Compressing an audio signal using uniform bit allocation involves assigning the same number of bits to all frequencies, without considering the sensitivity of human hearing. This simple method can produce acceptable sound quality if the bit depth is high, but it quickly becomes inefficient at lower bitrates, as it wastes bits on barely audible frequencies and significantly degrades audio quality. In such cases, detail loss, distortion, and even a metallic sound effect can be observed.

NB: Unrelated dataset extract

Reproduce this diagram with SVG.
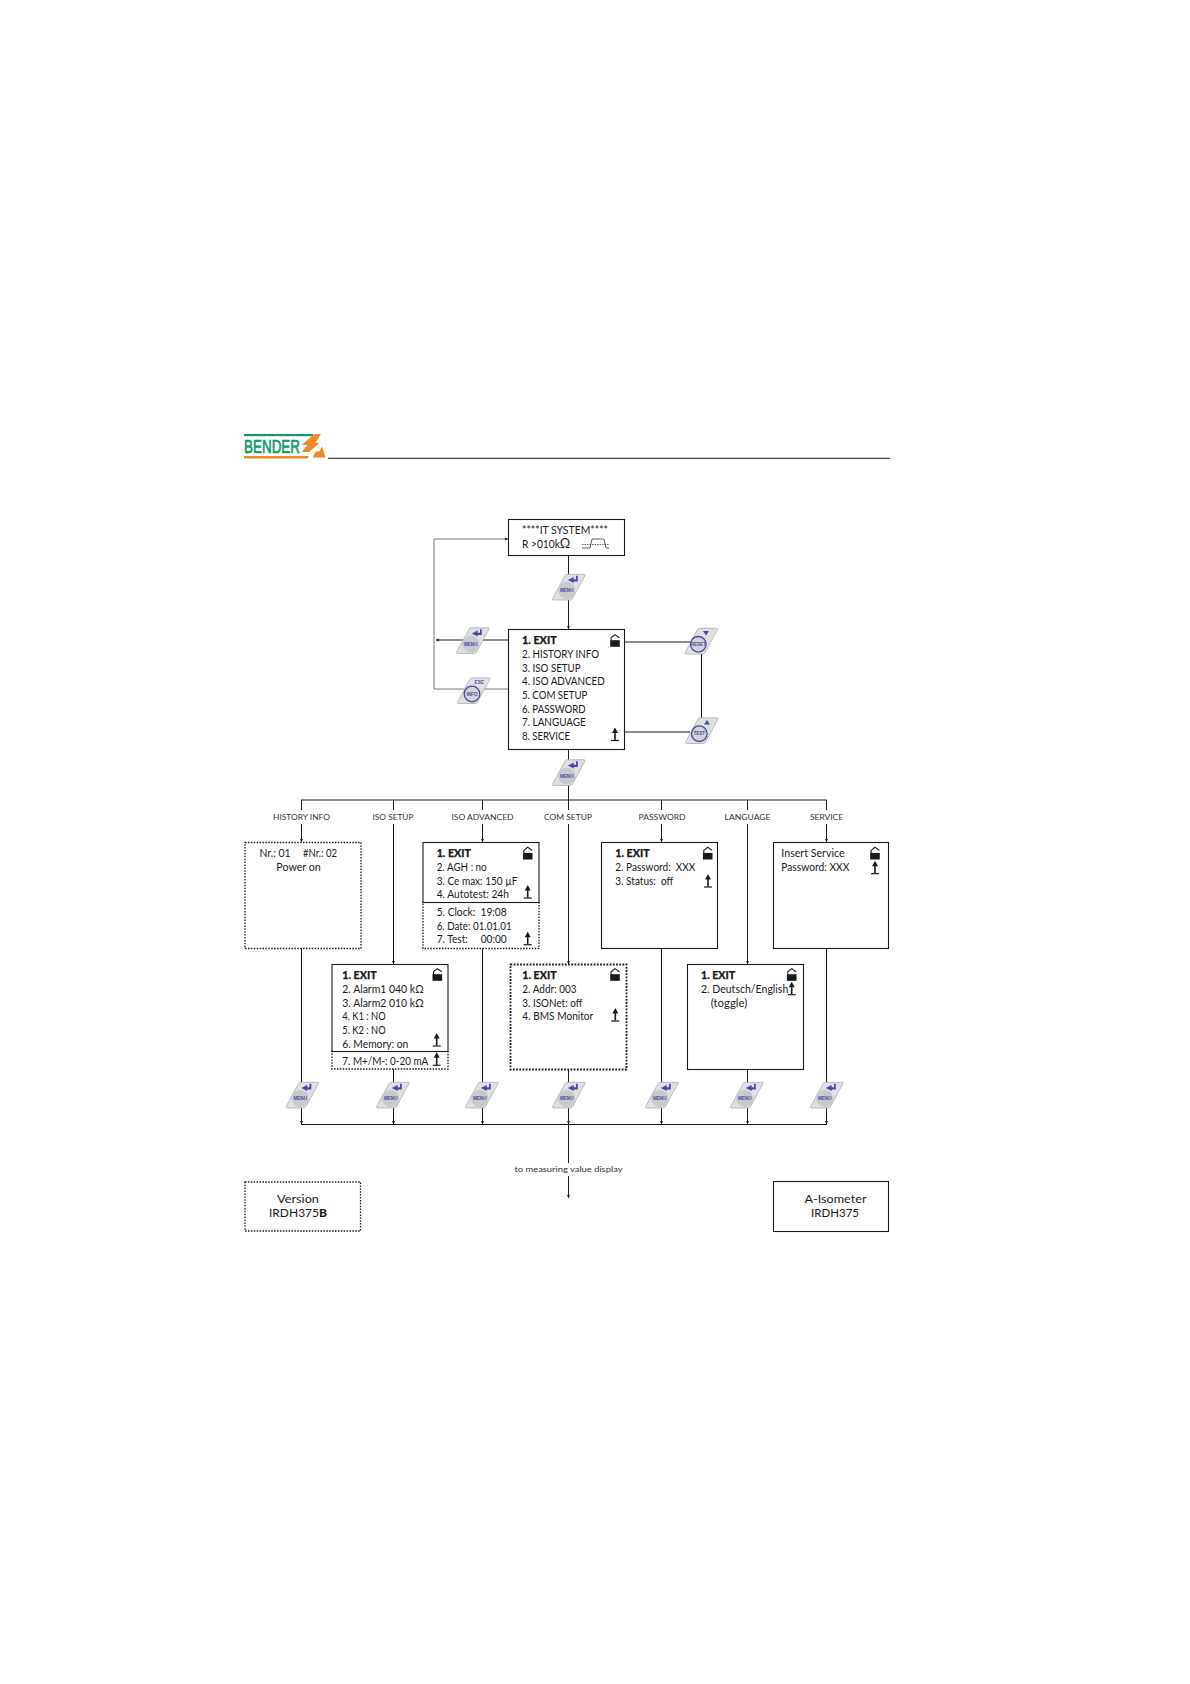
<svg xmlns="http://www.w3.org/2000/svg" width="1190" height="1684" viewBox="0 0 1190 1684">
<style>
text{font-family:"Lato","Open Sans","Liberation Sans",sans-serif;fill:#1a1a1a;white-space:pre}
.t{font-size:11px}
.b{font-size:11px;font-weight:900;stroke:#1a1a1a;stroke-width:0.25}
.h{font-size:7.5px;fill:#333}
.v{font-size:11.5px}
.k{font-family:"Liberation Sans",sans-serif;font-size:4.6px;font-weight:bold;fill:#4b4b9b;text-anchor:middle}
.c{fill:none;stroke:#1a1a1a;stroke-width:1}
.g{fill:none;stroke:#777;stroke-width:1}
.box{fill:#fff;stroke:#1a1a1a;stroke-width:1.1}
.dot{fill:#fff;stroke:#1a1a1a;stroke-width:1.3;stroke-dasharray:1.5 1.4}
.dot2{fill:#fff;stroke:#1a1a1a;stroke-width:1.8;stroke-dasharray:1.8 1.4}
</style>
<defs>
<marker id="a" markerWidth="4" markerHeight="4" refX="3.4" refY="2" orient="auto" markerUnits="userSpaceOnUse"><path d="M0 0.4L3.6 2L0 3.6z" fill="#1a1a1a"/></marker>
<g id="shape"><path d="M15 0.3H32Q33.6 0.3 33 1.6L20.5 24.6Q19.8 26 18.3 26H1.6Q0 26 0.6 24.6L13 1.6Q13.6 0.3 15 0.3z" fill="#dfe0e3" stroke="#a5a6aa" stroke-width="0.7"/></g>
<g id="enter"><path d="M15.800 6L21.700 3V5.200H24V1.700H25.800V7.400H21.700V9z" fill="#4b4b9b"/></g>
<g id="menuBtn"><use href="#shape"/><circle cx="14.7" cy="16.5" r="8.6" fill="#c8c9cc"/><use href="#enter"/></g>
<g id="ring"><circle r="7.8" fill="#d3d4d8" stroke="#4b4b9b" stroke-width="1.3"/></g>
<g id="lock"><path d="M-3.9 6.500V3.700L0 0.600L4.400 3.700" fill="none" stroke="#1a1a1a" stroke-width="1.1"/><rect x="-4.800" y="6.200" width="9.600" height="6.600" fill="#1a1a1a"/></g>
<g id="up"><path d="M0 0L3 5.500H0.800V12.600H-0.800V5.500H-3z" fill="#1a1a1a"/><path d="M-4 13H4" stroke="#1a1a1a" stroke-width="1.2"/></g>
</defs>

<g id="header">
<rect x="244" y="434" width="69" height="2.200" fill="#0f9b6c"/>
<text x="244" y="452.500" font-size="18" textLength="56" lengthAdjust="spacingAndGlyphs" stroke="#0f9b6c" stroke-width="0.7" style="font-family:'Liberation Sans',sans-serif;fill:#0f9b6c">BENDER</text>
<path d="M244 456H309L307.500 458.500H244z" fill="#f08a28"/>
<path d="M314.500 434H321L315.500 442.700H319.500L309 452H301.500L307.500 445H301.500z" fill="#f08a28"/>
<path d="M322 446.500L325.500 457.500H312.500L316 451.500H319z" fill="#f08a28"/>
<path d="M328 458.300H890" stroke="#1a1a1a" stroke-width="1"/>
</g>

<g id="connectors">
<path class="c" d="M568.500 555V629" marker-end="url(#a)"/>
<path class="c" d="M568.500 749V800"/>
<path class="c" d="M508 640H436" marker-end="url(#a)"/>
<path class="g" d="M508 689H434V539H508" marker-end="url(#a)"/>
<path class="c" d="M624 642H690"/>
<path class="c" d="M624 732H690"/>
<path class="c" d="M701.500 650V722"/>
<path class="c" d="M301 800H826.500"/>
<path class="c" d="M301.500 800V810M301.500 824V842" marker-end="url(#a)"/>
<path class="c" d="M393.500 800V810M393.500 824V964" marker-end="url(#a)"/>
<path class="c" d="M482.500 800V810M482.500 824V842" marker-end="url(#a)"/>
<path class="c" d="M568.500 800V810M568.500 824V964" marker-end="url(#a)"/>
<path class="c" d="M661.500 800V810M661.500 824V842" marker-end="url(#a)"/>
<path class="c" d="M747.500 800V810M747.500 824V964" marker-end="url(#a)"/>
<path class="c" d="M826.500 800V810M826.500 824V842" marker-end="url(#a)"/>
<path class="c" d="M301.500 948V1124" marker-end="url(#a)"/>
<path class="c" d="M393.500 1069V1124" marker-end="url(#a)"/>
<path class="c" d="M482.500 948V1124" marker-end="url(#a)"/>
<path class="c" d="M568.500 1069V1124" marker-end="url(#a)"/>
<path class="c" d="M661.500 948V1124" marker-end="url(#a)"/>
<path class="c" d="M747.500 1069V1124" marker-end="url(#a)"/>
<path class="c" d="M826.500 948V1124" marker-end="url(#a)"/>
<path class="c" d="M301 1124.500H827"/>
<path class="c" d="M568.500 1124V1163M568.500 1176V1198" marker-end="url(#a)"/>
</g>

<g id="labels">
<text class="h" x="273" y="820" textLength="57" lengthAdjust="spacingAndGlyphs">HISTORY INFO</text>
<text class="h" x="372.500" y="820" textLength="41" lengthAdjust="spacingAndGlyphs">ISO SETUP</text>
<text class="h" x="451.500" y="820" textLength="62" lengthAdjust="spacingAndGlyphs">ISO ADVANCED</text>
<text class="h" x="544" y="820" textLength="48" lengthAdjust="spacingAndGlyphs">COM SETUP</text>
<text class="h" x="638.500" y="820" textLength="47" lengthAdjust="spacingAndGlyphs">PASSWORD</text>
<text class="h" x="724.500" y="820" textLength="46" lengthAdjust="spacingAndGlyphs">LANGUAGE</text>
<text class="h" x="810" y="820" textLength="33" lengthAdjust="spacingAndGlyphs">SERVICE</text>
<text class="h" x="514.500" y="1171.500" textLength="108" lengthAdjust="spacingAndGlyphs">to measuring value display</text>
</g>

<g id="node-system">
<rect class="box" x="508.500" y="519.500" width="116" height="36"/>
<text class="t" x="522" y="534" textLength="86" lengthAdjust="spacingAndGlyphs">****IT SYSTEM****</text>
<text class="t" x="522" y="548" textLength="48.300" lengthAdjust="spacingAndGlyphs">R &gt;010k<tspan font-size="14">Ω</tspan></text>
<path d="M582 548H590L592 539H604L606 548H609" fill="none" stroke="#1a1a1a" stroke-width="0.7"/>
<path d="M582 544.500H609" fill="none" stroke="#1a1a1a" stroke-width="0.7" stroke-dasharray="1.5 1"/>
</g>
<g id="node-menu">
<rect class="box" x="508.500" y="629.500" width="116" height="120"/>
<text class="b" x="522" y="644.300" textLength="34.700" lengthAdjust="spacingAndGlyphs">1. EXIT</text>
<text class="t" x="522" y="658" textLength="77" lengthAdjust="spacingAndGlyphs">2. HISTORY INFO</text>
<text class="t" x="522" y="671.700" textLength="58.700" lengthAdjust="spacingAndGlyphs">3. ISO SETUP</text>
<text class="t" x="522" y="685.300" textLength="82.700" lengthAdjust="spacingAndGlyphs">4. ISO ADVANCED</text>
<text class="t" x="522" y="699" textLength="65.300" lengthAdjust="spacingAndGlyphs">5. COM SETUP</text>
<text class="t" x="522" y="712.700" textLength="63.700" lengthAdjust="spacingAndGlyphs">6. PASSWORD</text>
<text class="t" x="522" y="726.300" textLength="63.700" lengthAdjust="spacingAndGlyphs">7. LANGUAGE</text>
<text class="t" x="522" y="740" textLength="48" lengthAdjust="spacingAndGlyphs">8. SERVICE</text>
<use href="#lock" x="615" y="634"/><use href="#up" x="615" y="727.500"/>
</g>
<g id="node-history">
<rect class="dot" x="245" y="842.500" width="116" height="106"/>
<text class="t" x="259.500" y="857.300" textLength="31" lengthAdjust="spacingAndGlyphs">Nr.: 01</text>
<text class="t" x="303" y="857.300" textLength="34" lengthAdjust="spacingAndGlyphs">#Nr.: 02</text>
<text class="t" x="276.300" y="871" textLength="44.500" lengthAdjust="spacingAndGlyphs">Power on</text>
</g>
<g id="node-iso-advanced">
<rect class="dot" x="423" y="902" width="116" height="46.500"/>
<rect class="box" x="423" y="842.500" width="116" height="60"/>
<text class="b" x="436.700" y="857.300" textLength="34.300" lengthAdjust="spacingAndGlyphs">1. EXIT</text>
<text class="t" x="436.700" y="871" textLength="50" lengthAdjust="spacingAndGlyphs">2. AGH : no</text>
<text class="t" x="436.700" y="884.700" textLength="80.700" lengthAdjust="spacingAndGlyphs">3. Ce max: 150 µF</text>
<text class="t" x="436.700" y="898.300" textLength="72.300" lengthAdjust="spacingAndGlyphs">4. Autotest: 24h</text>
<text class="t" x="436.700" y="916" textLength="70" lengthAdjust="spacingAndGlyphs">5. Clock:  19:08</text>
<text class="t" x="436.700" y="929.700" textLength="75" lengthAdjust="spacingAndGlyphs">6. Date: 01.01.01</text>
<text class="t" x="436.700" y="943.300" textLength="70" lengthAdjust="spacingAndGlyphs">7. Test:     00:00</text>
<use href="#lock" x="527.700" y="846.700"/><use href="#up" x="527.700" y="885"/><use href="#up" x="527.700" y="931.700"/>
</g>
<g id="node-iso-setup">
<rect class="dot" x="332" y="1051" width="116" height="18"/>
<rect class="box" x="332" y="964.500" width="116" height="87"/>
<text class="b" x="342.300" y="979.300" textLength="34.300" lengthAdjust="spacingAndGlyphs">1. EXIT</text>
<text class="t" x="342.300" y="993" textLength="81.300" lengthAdjust="spacingAndGlyphs">2. Alarm1 040 kΩ</text>
<text class="t" x="342.300" y="1006.700" textLength="81.300" lengthAdjust="spacingAndGlyphs">3. Alarm2 010 kΩ</text>
<text class="t" x="342.300" y="1020.300" textLength="43.300" lengthAdjust="spacingAndGlyphs">4. K1 : NO</text>
<text class="t" x="342.300" y="1034" textLength="43.300" lengthAdjust="spacingAndGlyphs">5. K2 : NO</text>
<text class="t" x="342.300" y="1047.700" textLength="66" lengthAdjust="spacingAndGlyphs">6. Memory: on</text>
<text class="t" x="342.300" y="1065" textLength="86" lengthAdjust="spacingAndGlyphs">7. M+/M-: 0-20 mA</text>
<use href="#lock" x="437.300" y="968"/><use href="#up" x="436.700" y="1033"/><use href="#up" x="436.700" y="1052.300"/>
</g>
<g id="node-com-setup">
<rect class="dot2" x="510.500" y="964.500" width="116" height="105"/>
<text class="b" x="522.300" y="979.300" textLength="34.300" lengthAdjust="spacingAndGlyphs">1. EXIT</text>
<text class="t" x="522.300" y="993" textLength="54.300" lengthAdjust="spacingAndGlyphs">2. Addr: 003</text>
<text class="t" x="522.300" y="1006.700" textLength="60" lengthAdjust="spacingAndGlyphs">3. ISONet: off</text>
<text class="t" x="522.300" y="1020.300" textLength="71" lengthAdjust="spacingAndGlyphs">4. BMS Monitor</text>
<use href="#lock" x="615" y="968"/><use href="#up" x="615.300" y="1008"/>
</g>
<g id="node-password">
<rect class="box" x="601.500" y="842.500" width="116" height="106"/>
<text class="b" x="615.300" y="857.300" textLength="34.300" lengthAdjust="spacingAndGlyphs">1. EXIT</text>
<text class="t" x="615.300" y="871" textLength="80" lengthAdjust="spacingAndGlyphs">2. Password:  XXX</text>
<text class="t" x="615.300" y="884.700" textLength="58" lengthAdjust="spacingAndGlyphs">3. Status:  off</text>
<use href="#lock" x="707.700" y="846.700"/><use href="#up" x="708" y="874"/>
</g>
<g id="node-language">
<rect class="box" x="687.500" y="964.500" width="116" height="105"/>
<text class="b" x="701" y="979.300" textLength="34.300" lengthAdjust="spacingAndGlyphs">1. EXIT</text>
<text class="t" x="701" y="993" textLength="87.300" lengthAdjust="spacingAndGlyphs">2. Deutsch/English</text>
<text class="t" x="710.700" y="1006.700" textLength="36.700" lengthAdjust="spacingAndGlyphs">(toggle)</text>
<use href="#lock" x="791.700" y="968"/><use href="#up" x="791.700" y="981.700"/>
</g>
<g id="node-service">
<rect class="box" x="773.500" y="842.500" width="115" height="106"/>
<text class="t" x="781.300" y="857.300" textLength="63.300" lengthAdjust="spacingAndGlyphs">Insert Service</text>
<text class="t" x="781.300" y="871" textLength="68" lengthAdjust="spacingAndGlyphs">Password: XXX</text>
<use href="#lock" x="875" y="846.700"/><use href="#up" x="875" y="860.700"/>
</g>
<g id="node-version">
<rect class="dot" x="245" y="1182" width="115.500" height="49"/>
<text class="v" x="277" y="1202.500" textLength="42" lengthAdjust="spacingAndGlyphs">Version</text>
<text class="v" x="269" y="1216.500" textLength="58" lengthAdjust="spacingAndGlyphs">IRDH375<tspan font-weight="900">B</tspan></text>
</g>
<g id="node-model">
<rect class="box" x="773.500" y="1181.500" width="115" height="50"/>
<text class="v" x="804.500" y="1202.500" textLength="62" lengthAdjust="spacingAndGlyphs">A-Isometer</text>
<text class="v" x="811" y="1216.500" textLength="48" lengthAdjust="spacingAndGlyphs">IRDH375</text>
</g>

<g id="btn-top"><use href="#menuBtn" x="552" y="574"/><text class="k" x="566.700" y="592">MENU</text></g>
<g id="btn-exit"><use href="#menuBtn" x="456" y="627.500"/><text class="k" x="470.700" y="645.500">MENU</text></g>
<g id="btn-main"><use href="#menuBtn" x="552" y="759.500"/><text class="k" x="566.700" y="777.500">MENU</text></g>
<g id="btn-info"><use href="#shape" x="457" y="677.500"/><use href="#ring" x="472" y="694"/><text class="k" x="472" y="695.700">INFO</text><text class="k" x="479.300" y="683.500">ESC</text></g>
<g id="btn-reset"><use href="#shape" x="684.500" y="628"/><use href="#ring" x="698.300" y="644.300"/><path d="M703 631H709L706 635.500z" fill="#4b4b9b"/><text class="k" x="698.300" y="646">RESET</text></g>
<g id="btn-test"><use href="#shape" x="685" y="717.500"/><use href="#ring" x="699.300" y="733.700"/><path d="M704 724.500H710L707 720z" fill="#4b4b9b"/><text class="k" x="699.300" y="735.400">TEST</text></g>
<g id="btn-1"><use href="#menuBtn" x="285.500" y="1082"/><text class="k" x="300.200" y="1100">MENU</text></g>
<g id="btn-2"><use href="#menuBtn" x="376" y="1082"/><text class="k" x="390.700" y="1100">MENU</text></g>
<g id="btn-3"><use href="#menuBtn" x="465" y="1082"/><text class="k" x="479.700" y="1100">MENU</text></g>
<g id="btn-4"><use href="#menuBtn" x="552" y="1082"/><text class="k" x="566.700" y="1100">MENU</text></g>
<g id="btn-5"><use href="#menuBtn" x="645" y="1082"/><text class="k" x="659.700" y="1100">MENU</text></g>
<g id="btn-6"><use href="#menuBtn" x="730" y="1082"/><text class="k" x="744.700" y="1100">MENU</text></g>
<g id="btn-7"><use href="#menuBtn" x="810" y="1082"/><text class="k" x="824.700" y="1100">MENU</text></g>
</svg>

In contrast, perceptual compression — used in standards like MPEG (e.g., MP3) — achieves very good audio quality even at low bitrates. It relies on a psychoacoustic model that allocates more bits to important frequencies and drastically reduces the precision of masked or inaudible components. This approach enables efficient compression while maintaining sound reproduction that remains close to the original and adapted to the human ear.